Apple Inc. stock has faced some headwinds in the last month as a wave of cautiousness swept through the U.S. stock market. The stock was hit hard when analysts at Credit Suisse slashed their forecast on the firm based on weak supply chain orders by its Asian team. Weak supply chain orders suggests that Apple sales might slow down in the near term. Apple is now in the good books of Wall Street as a wave of positive analysts’ view start to surface on the stock.
The stock gained a cool 3.17% to close at $117.29 on Wednesday and the gains continued in after-market trading. Leading the new bullish charge for Apple are the analysts at Goldman Sachs who think that the stock has a 43% upside potential ahead. The Goldman Sachs report echoes the views of analysts at Morgan Creek who believe that the stock could double in the next couple of months. Jim Cramer of CNBC believes that there had never been a strong bear case for Apple to begin with.
The bullish case for Apple
The declines that the shares of Apple faced in the last one-month had nothing to do with the soundness of its business, but it has everything to with the fears of the market. Analyst Simona Jankowski and her team at Goldman Sachs upgraded Apple to a “Conviction Buy” on Wednesday with a price target of $163. The analysts say that the recent weakness seen in the shares of the firm happened because the market mistakes it for a hardware stock when it is more of a software stock.
The Goldman Sachs analysts believe that mistaking Apple for a hardware stock will always cause its share price to plummet on every news of declining sales. In contrast, the firm can make decent recurring revenue by monetizing the millions of devices that it has already sold. In the words of Simona, “the focus will shift from unit growth (which is slowing given a maturing smartphone market) to installed base monetization and recurring revenues” within the next one year.
She believes that Apple has the “most lucrative installed base in the world” because most of the people who buy iPhones, iPads, and MacBook have disposable income that can be spent on add-ons. She thinks that the firm could make average revenue per user of $42 per month as “the adoption of Apple hardware and services increases within the user base.”
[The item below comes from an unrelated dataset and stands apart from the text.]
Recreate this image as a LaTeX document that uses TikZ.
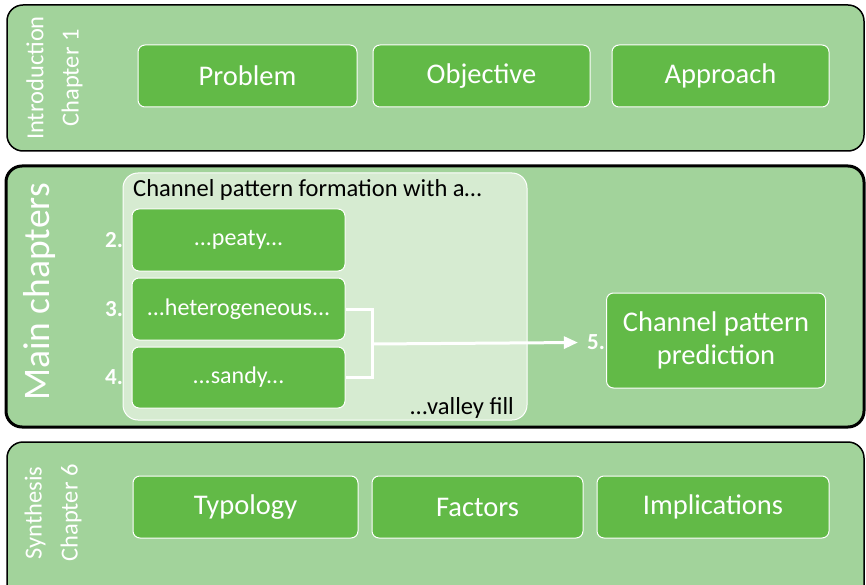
\documentclass[tikz,border=0pt]{standalone}
\usepackage{fontspec}
\setmainfont{Carlito}
\usetikzlibrary{arrows.meta}
\definecolor{panelgreen}{HTML}{A2D39B}
\definecolor{boxgreen}{HTML}{62BA47}
\definecolor{innergreen}{HTML}{D6EBD1}
\tikzset{
  x=1pt, y=-1pt,
  panel/.style={draw=black, fill=panelgreen, line width=1.5pt, rounded corners=16pt},
  mainpanel/.style={panel, line width=3pt},
  greenbox/.style={draw=white, fill=boxgreen, line width=1pt, rounded corners=7pt,
    text=white, font=\fontsize{28.5}{33}\selectfont, inner sep=0pt, align=center},
  smallbox/.style={greenbox, font=\fontsize{24}{29}\selectfont},
  sidelabel/.style={text=white, rotate=90, font=\fontsize{24.5}{29}\selectfont, inner sep=0pt},
  numlabel/.style={text=white, font=\fontsize{23}{27}\selectfont\bfseries, inner sep=0pt},
  link/.style={draw=white, line width=3pt},
}
\begin{document}
\begin{tikzpicture}
\useasboundingbox (0,0) rectangle (866,585);
\begin{scope}
\clip (0,0) rectangle (866,585);
% three chapter panels
\draw[panel] (7,5) rectangle (864,151);
\draw[mainpanel] (6,166) rectangle (864,427);
\draw[panel] (7,442) rectangle (864,610);
\end{scope}

% introduction
\node[sidelabel] (intro) at (35,78) {Introduction};
\node[sidelabel] (ch1) at (72,78) {Chapter 1};
\node[greenbox, minimum width=219pt, minimum height=62pt] (problem) at (247.5,76) {Problem};
\node[greenbox, minimum width=217pt, minimum height=62pt] (objective) at (481.5,76) {Objective};
\node[greenbox, minimum width=217pt, minimum height=62pt] (approach) at (720.5,76) {Approach};

% main chapters
\node[sidelabel, font=\fontsize{37.5}{44}\selectfont] (main) at (40,292) {Main chapters};
\draw[draw=white, fill=innergreen, line width=1pt, rounded corners=15pt] (123,173) rectangle (527,420);
\node[anchor=west, inner sep=0pt, font=\fontsize{24.5}{29}\selectfont] (formation) at (133,190) {Channel pattern formation with a…};
\node[anchor=east, inner sep=0pt, font=\fontsize{24.5}{29}\selectfont] (valley) at (514,408) {…valley fill};
\node[smallbox, minimum width=213pt, minimum height=62pt] (peaty) at (238.5,240) {...peaty...};
\node[smallbox, minimum width=213pt, minimum height=62pt] (hetero) at (238.5,309) {...heterogeneous...};
\node[smallbox, minimum width=213pt, minimum height=61pt] (sandy) at (238.5,377.5) {...sandy...};
\node[numlabel] (n2) at (114,240) {2.};
\node[numlabel] (n3) at (114,309) {3.};
\node[numlabel] (n4) at (114,377) {4.};
\node[greenbox, minimum width=219pt, minimum height=95pt] (predict) at (716,340.5) {Channel pattern\\prediction};
\node[numlabel] (n5) at (596,342.5) {5.};

% bracket joining chapters 3 and 4, and the arrow to chapter 5
\coordinate (join) at (372,344);
\draw[link] (hetero.east) -| (join) |- (sandy.east);
\draw[link, -{Triangle[length=14pt, width=12pt]}] (join) -- ([xshift=-9pt]n5.west);

% synthesis
\node[sidelabel] (synth) at (35,513) {Synthesis};
\node[sidelabel] (ch6) at (71,513) {Chapter 6};
\node[greenbox, minimum width=225pt, minimum height=62pt] (typology) at (245.5,507) {Typology};
\node[greenbox, minimum width=211pt, minimum height=62pt] (factors) at (477.5,507) {Factors};
\node[greenbox, minimum width=232pt, minimum height=62pt] (implications) at (713,507) {Implications};
\end{tikzpicture}
\end{document}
Cramer supports the bullish case for Apple
Jim Cramer of CNBC believes that Apple has much upside potential ahead because it currently trades at very low multiples. In his words, “Apple is so darned cheap that it trades more like some metal-bending auto parts company – selling at just 10 times earnings”.
He goes on to say that he is not worried about weak supplier data from Asia because the data doesn’t mean much in terms of Apple’s overall business. He says, “I like hearing from Tim Cook’s Asia team a lot more than the Asia team of UBS or Credit Suisse or whatever other firm might convince you to trade Apple and not own it.”